───── DATA LINES ─────

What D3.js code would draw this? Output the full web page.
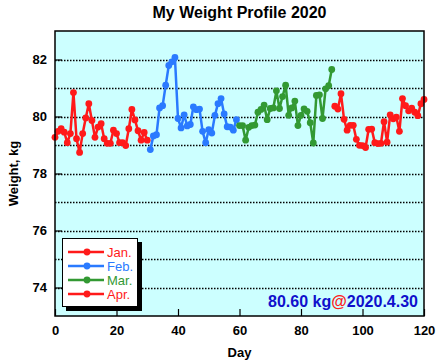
<!DOCTYPE html>
<html>
<head>
<meta charset="utf-8">
<script src="https://cdn.jsdelivr.net/npm/d3@7"></script>
<style>
body { margin: 0; background: #fff; }
text { font-family: "Liberation Sans", Arial, Helvetica, sans-serif; }
</style>
</head>
<body>
<svg width="441" height="364"></svg>
<script>
// data, day 0 = Jan 1
const months = ["Jan.", "Feb.", "Mar.", "Apr."]
const monthStart = [0, 31, 60, 91]
const jan = [79.27, 79.48, 79.57, 79.45, 79.08, 79.40, 80.84, 79.22, 78.74, 79.40,
    79.95, 80.45, 79.86, 79.27, 79.63, 79.75, 79.22, 79.06, 79.06, 79.52,
    79.40, 79.08, 79.08, 78.98, 79.57, 80.25, 79.88, 79.50, 79.17, 79.44, 79.17]
const feb = [78.84, 79.32, 79.36, 80.30, 80.38, 81.10, 81.79, 81.92, 82.07, 79.93,
    79.60, 80.06, 79.67, 79.72, 80.34, 80.24, 80.26, 79.48, 79.08, 79.54,
    79.42, 80.04, 80.45, 80.63, 80.09, 79.64, 79.63, 79.52, 79.89]
const mar = [79.68, 79.68, 79.17, 79.62, 79.68, 79.70, 80.15, 80.25, 80.40, 79.89,
    80.28, 80.30, 80.90, 80.28, 80.70, 81.10, 80.04, 80.30, 80.54, 79.68,
    80.04, 80.27, 80.18, 79.78, 79.07, 80.74, 80.76, 79.93, 80.97, 81.08, 81.65]
const apr = [80.36, 80.26, 80.80, 79.90, 79.52, 79.69, 79.69, 79.20, 78.99, 78.98,
    78.91, 79.55, 79.56, 79.08, 79.05, 79.06, 79.82, 79.10, 80.06, 79.92,
    79.98, 79.48, 80.63, 80.38, 80.20, 80.29, 80.15, 80.03, 80.45, 80.60]
const xTicks = [0, 20, 40, 60, 80, 100, 120]
const yTicks = [74, 76, 78, 80, 82]
const gridLevels = [74, 75, 76, 77, 78, 79, 80, 81, 82]
const lastWeight = "80.60 kg"
const lastDate = "2020.4.30"

const colors = ["#ff1a1a", "#2a7aff", "#339933", "#ff1a1a"]
const series = [jan, feb, mar, apr].map((vals, i) => ({
    name: months[i],
    color: colors[i],
    points: vals.map((v, j) => ({ day: monthStart[i] + j, w: v }))
}))

const svg = d3.select("svg")
const pLeft = 55, pTop = 31, pRight = 424, pBottom = 316

const x = d3.scaleLinear().domain([0, 120]).range([pLeft, pRight])
const y = d3.scaleLinear().domain([73, 83]).range([pBottom, pTop])

svg.append("rect")
    .attr("x", pLeft).attr("y", pTop)
    .attr("width", pRight - pLeft).attr("height", pBottom - pTop)
    .attr("fill", "#ccffff")

// dotted grid lines
svg.append("g").selectAll("line")
    .data(gridLevels)
    .join("line")
    .attr("x1", pLeft).attr("x2", pRight)
    .attr("y1", d => Math.round(y(d)) + 0.5).attr("y2", d => Math.round(y(d)) + 0.5)
    .attr("stroke", "#000")
    .attr("stroke-width", 1.3)
    .attr("stroke-dasharray", "1.5,1.5")

// axes with inward ticks
const xAxis = svg.append("g")
    .attr("transform", `translate(0,${pBottom})`)
    .call(d3.axisBottom(x).tickValues(xTicks).tickSizeInner(-7).tickSizeOuter(0).tickPadding(10))
const yAxis = svg.append("g")
    .attr("transform", `translate(${pLeft},0)`)
    .call(d3.axisLeft(y).tickValues(yTicks).tickSizeInner(-7).tickSizeOuter(0).tickPadding(8))
for (const ax of [xAxis, yAxis]) {
    ax.select(".domain").remove()
    ax.selectAll("line").attr("stroke", "#000").attr("stroke-width", 1.2)
    ax.selectAll("text").attr("font-size", 13).attr("font-weight", "bold").attr("fill", "#000")
        .style("font-family", '"Liberation Sans", Arial, sans-serif')
}

// series
const line = d3.line().x(d => x(d.day)).y(d => y(d.w))
series.forEach(s => {
    svg.append("path")
        .datum(s.points)
        .attr("d", line)
        .attr("fill", "none")
        .attr("stroke", s.color)
        .attr("stroke-width", 2.5)
        .attr("stroke-linejoin", "round")
    svg.append("g").selectAll("circle")
        .data(s.points)
        .join("circle")
        .attr("cx", d => x(d.day))
        .attr("cy", d => y(d.w))
        .attr("r", 3.4)
        .attr("fill", s.color)
})

// plot border
svg.append("rect")
    .attr("x", pLeft).attr("y", pTop)
    .attr("width", pRight - pLeft).attr("height", pBottom - pTop)
    .attr("fill", "none").attr("stroke", "#000").attr("stroke-width", 1.5)

// legend
const lg = svg.append("g")
lg.append("rect").attr("x", 66).attr("y", 242).attr("width", 76).attr("height", 69).attr("fill", "#000")
lg.append("rect").attr("x", 62.5).attr("y", 238.5).attr("width", 75).attr("height", 68)
    .attr("fill", "#fff").attr("stroke", "#000").attr("stroke-width", 1)
series.forEach((s, i) => {
    const yy = 252 + i * 14
    lg.append("line").attr("x1", 68).attr("x2", 104).attr("y1", yy).attr("y2", yy)
        .attr("stroke", s.color).attr("stroke-width", 2.5)
    lg.append("circle").attr("cx", 87).attr("cy", yy).attr("r", 3.4).attr("fill", s.color)
    lg.append("text").attr("x", 107).attr("y", yy + 4.5)
        .attr("font-size", 13).attr("fill", s.color).text(s.name)
})

// latest value note
const note = svg.append("text")
    .attr("x", 418).attr("y", 307)
    .attr("text-anchor", "end")
    .attr("font-size", 16).attr("font-weight", "bold")
note.append("tspan").attr("fill", "#1010cc").text(lastWeight)
note.append("tspan").attr("fill", "#ff2020").text("@")
note.append("tspan").attr("fill", "#1010cc").text(lastDate)

// titles
svg.append("text").attr("x", (pLeft + pRight) / 2).attr("y", 18)
    .attr("text-anchor", "middle").attr("font-size", 16).attr("font-weight", "bold")
    .text("My Weight Profile 2020")
svg.append("text").attr("x", (pLeft + pRight) / 2).attr("y", 357)
    .attr("text-anchor", "middle").attr("font-size", 13).attr("font-weight", "bold")
    .text("Day")
svg.append("text")
    .attr("transform", `translate(18,${(pTop + pBottom) / 2}) rotate(-90)`)
    .attr("text-anchor", "middle").attr("font-size", 13).attr("font-weight", "bold")
    .text("Weight, kg")
</script>
</body>
</html>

─────

Repeat the material above word for word, please, apart from its images.

What D3.js code would draw this? Output the full web page.
<!DOCTYPE html>
<html>
<head>
<meta charset="utf-8">
<script src="https://cdn.jsdelivr.net/npm/d3@7"></script>
<style>
body { margin: 0; background: #fff; }
text { font-family: "Liberation Sans", Arial, Helvetica, sans-serif; }
</style>
</head>
<body>
<svg width="441" height="364"></svg>
<script>
// data, day 0 = Jan 1
const months = ["Jan.", "Feb.", "Mar.", "Apr."]
const monthStart = [0, 31, 60, 91]
const jan = [79.27, 79.48, 79.57, 79.45, 79.08, 79.40, 80.84, 79.22, 78.74, 79.40,
    79.95, 80.45, 79.86, 79.27, 79.63, 79.75, 79.22, 79.06, 79.06, 79.52,
    79.40, 79.08, 79.08, 78.98, 79.57, 80.25, 79.88, 79.50, 79.17, 79.44, 79.17]
const feb = [78.84, 79.32, 79.36, 80.30, 80.38, 81.10, 81.79, 81.92, 82.07, 79.93,
    79.60, 80.06, 79.67, 79.72, 80.34, 80.24, 80.26, 79.48, 79.08, 79.54,
    79.42, 80.04, 80.45, 80.63, 80.09, 79.64, 79.63, 79.52, 79.89]
const mar = [79.68, 79.68, 79.17, 79.62, 79.68, 79.70, 80.15, 80.25, 80.40, 79.89,
    80.28, 80.30, 80.90, 80.28, 80.70, 81.10, 80.04, 80.30, 80.54, 79.68,
    80.04, 80.27, 80.18, 79.78, 79.07, 80.74, 80.76, 79.93, 80.97, 81.08, 81.65]
const apr = [80.36, 80.26, 80.80, 79.90, 79.52, 79.69, 79.69, 79.20, 78.99, 78.98,
    78.91, 79.55, 79.56, 79.08, 79.05, 79.06, 79.82, 79.10, 80.06, 79.92,
    79.98, 79.48, 80.63, 80.38, 80.20, 80.29, 80.15, 80.03, 80.45, 80.60]
const xTicks = [0, 20, 40, 60, 80, 100, 120]
const yTicks = [74, 76, 78, 80, 82]
const gridLevels = [74, 75, 76, 77, 78, 79, 80, 81, 82]
const lastWeight = "80.60 kg"
const lastDate = "2020.4.30"

const colors = ["#ff1a1a", "#2a7aff", "#339933", "#ff1a1a"]
const series = [jan, feb, mar, apr].map((vals, i) => ({
    name: months[i],
    color: colors[i],
    points: vals.map((v, j) => ({ day: monthStart[i] + j, w: v }))
}))

const svg = d3.select("svg")
const pLeft = 55, pTop = 31, pRight = 424, pBottom = 316

const x = d3.scaleLinear().domain([0, 120]).range([pLeft, pRight])
const y = d3.scaleLinear().domain([73, 83]).range([pBottom, pTop])

svg.append("rect")
    .attr("x", pLeft).attr("y", pTop)
    .attr("width", pRight - pLeft).attr("height", pBottom - pTop)
    .attr("fill", "#ccffff")

// dotted grid lines
svg.append("g").selectAll("line")
    .data(gridLevels)
    .join("line")
    .attr("x1", pLeft).attr("x2", pRight)
    .attr("y1", d => Math.round(y(d)) + 0.5).attr("y2", d => Math.round(y(d)) + 0.5)
    .attr("stroke", "#000")
    .attr("stroke-width", 1.3)
    .attr("stroke-dasharray", "1.5,1.5")

// axes with inward ticks
const xAxis = svg.append("g")
    .attr("transform", `translate(0,${pBottom})`)
    .call(d3.axisBottom(x).tickValues(xTicks).tickSizeInner(-7).tickSizeOuter(0).tickPadding(10))
const yAxis = svg.append("g")
    .attr("transform", `translate(${pLeft},0)`)
    .call(d3.axisLeft(y).tickValues(yTicks).tickSizeInner(-7).tickSizeOuter(0).tickPadding(8))
for (const ax of [xAxis, yAxis]) {
    ax.select(".domain").remove()
    ax.selectAll("line").attr("stroke", "#000").attr("stroke-width", 1.2)
    ax.selectAll("text").attr("font-size", 13).attr("font-weight", "bold").attr("fill", "#000")
        .style("font-family", '"Liberation Sans", Arial, sans-serif')
}

// series
const line = d3.line().x(d => x(d.day)).y(d => y(d.w))
series.forEach(s => {
    svg.append("path")
        .datum(s.points)
        .attr("d", line)
        .attr("fill", "none")
        .attr("stroke", s.color)
        .attr("stroke-width", 2.5)
        .attr("stroke-linejoin", "round")
    svg.append("g").selectAll("circle")
        .data(s.points)
        .join("circle")
        .attr("cx", d => x(d.day))
        .attr("cy", d => y(d.w))
        .attr("r", 3.4)
        .attr("fill", s.color)
})

// plot border
svg.append("rect")
    .attr("x", pLeft).attr("y", pTop)
    .attr("width", pRight - pLeft).attr("height", pBottom - pTop)
    .attr("fill", "none").attr("stroke", "#000").attr("stroke-width", 1.5)

// legend
const lg = svg.append("g")
lg.append("rect").attr("x", 66).attr("y", 242).attr("width", 76).attr("height", 69).attr("fill", "#000")
lg.append("rect").attr("x", 62.5).attr("y", 238.5).attr("width", 75).attr("height", 68)
    .attr("fill", "#fff").attr("stroke", "#000").attr("stroke-width", 1)
series.forEach((s, i) => {
    const yy = 252 + i * 14
    lg.append("line").attr("x1", 68).attr("x2", 104).attr("y1", yy).attr("y2", yy)
        .attr("stroke", s.color).attr("stroke-width", 2.5)
    lg.append("circle").attr("cx", 87).attr("cy", yy).attr("r", 3.4).attr("fill", s.color)
    lg.append("text").attr("x", 107).attr("y", yy + 4.5)
        .attr("font-size", 13).attr("fill", s.color).text(s.name)
})

// latest value note
const note = svg.append("text")
    .attr("x", 418).attr("y", 307)
    .attr("text-anchor", "end")
    .attr("font-size", 16).attr("font-weight", "bold")
note.append("tspan").attr("fill", "#1010cc").text(lastWeight)
note.append("tspan").attr("fill", "#ff2020").text("@")
note.append("tspan").attr("fill", "#1010cc").text(lastDate)

// titles
svg.append("text").attr("x", (pLeft + pRight) / 2).attr("y", 18)
    .attr("text-anchor", "middle").attr("font-size", 16).attr("font-weight", "bold")
    .text("My Weight Profile 2020")
svg.append("text").attr("x", (pLeft + pRight) / 2).attr("y", 357)
    .attr("text-anchor", "middle").attr("font-size", 13).attr("font-weight", "bold")
    .text("Day")
svg.append("text")
    .attr("transform", `translate(18,${(pTop + pBottom) / 2}) rotate(-90)`)
    .attr("text-anchor", "middle").attr("font-size", 13).attr("font-weight", "bold")
    .text("Weight, kg")
</script>
</body>
</html>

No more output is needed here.